音楽の本質とは、身体に起こる「体験」であると私は思っています。
身体を使って演奏するという「体験」によってしかわからない領域があり、一つの楽器を極めるということは、音楽のなんたるか、その体験的な深みをわかっていくということになります。そういう意味で、優れた演奏家というのはその体験の質がめちゃくちゃ深いのだと思います。
ですから、作編曲家であっても、何かの楽器でそのような「体験」の深みをある程度経験していると、同じく「体験」によって音楽をわかっている演奏家と同じ領域で話ができることになります。
その領域で演奏家がやっていることを理解でき、今何が起きているのかを感じ取ることができる。何が気持ちよく何がやりにくいのか、何が問題になっているのかもわかり、どういう指示をすればどうなっていくかのメドを立てられるようになります。あるいは、その場の演奏に自分も加わることで、全体を引っ張り、鼓舞していくことさえできる人もいます。
そのようなリーダーだからこそ、皆は信頼してより力を発揮していける。結果として力のある音楽が生まれていくのでしょう。
身体で感じて得たものは、きっと聴く人の身体にも伝わっていく
今はまだ、演奏家を雇うような現場に自分が進んでいけるかどうかわからない・・・という人も。現在も今後も、おそらくパソコンだけで音楽を作っていくだろうという人も。
それだって、ギターだけは自分で弾いて録るとか、キーボードパートは「手弾き」(打ち込みではなく実際に演奏すること)でかっこよくできたらいいようなタイプの曲だって、あるかもしれないじゃないですか?(^ ^)
楽器の体得、そして上達するための道のりというのは、コツコツ自分に向き合い、音に向き合い、何度となく自分の負けを認めざるを得ず、それでもまた立ち上がって工夫し続ける・・・というプロセスです。
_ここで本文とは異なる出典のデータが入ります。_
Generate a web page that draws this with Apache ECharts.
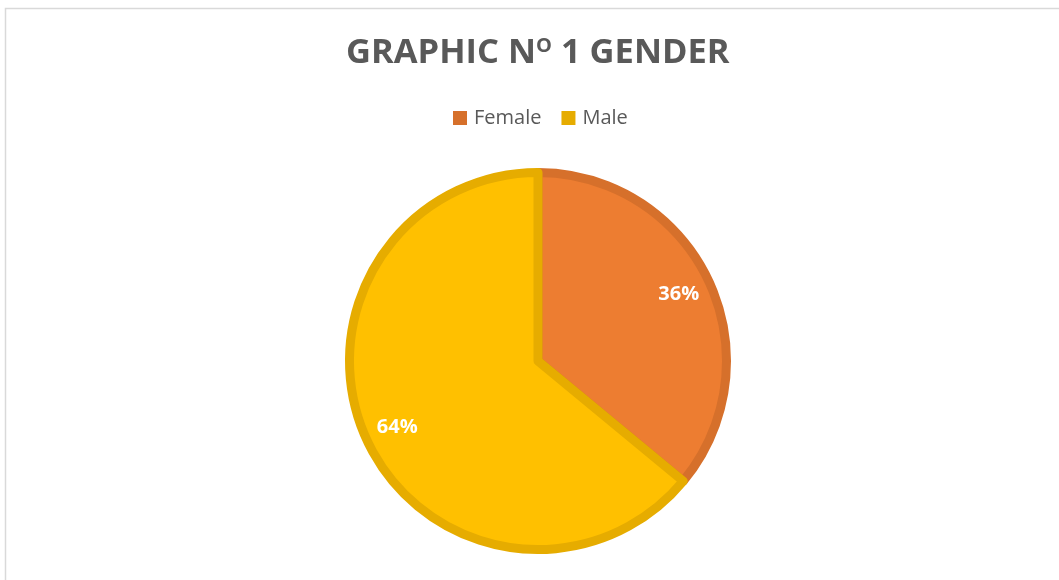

たぶんスポーツの練習と似たようなところがあるかもしれません。
そのような道のりを積み重ねる中で、自分に向き合う力とか、目立たないところで積み重ねた「自分力」とでもいうようなものが、知らず知らず蓄えられる・・・そんな気がします。それは「人間としての財産」になりますからね。今後にわたっておトクだと思いますよ。
そして、楽器がちゃんとできるかどうかは、作っているその音楽全体の生命力に、きっと現れてくるはずです。楽器をやることによって身体で感じて得たものは、パソコン音楽の中にもちゃんと注ぎ込まれ、きっと聴いてくれた相手の身体にも感じるものをもたらしていくだろう、と私は信じています。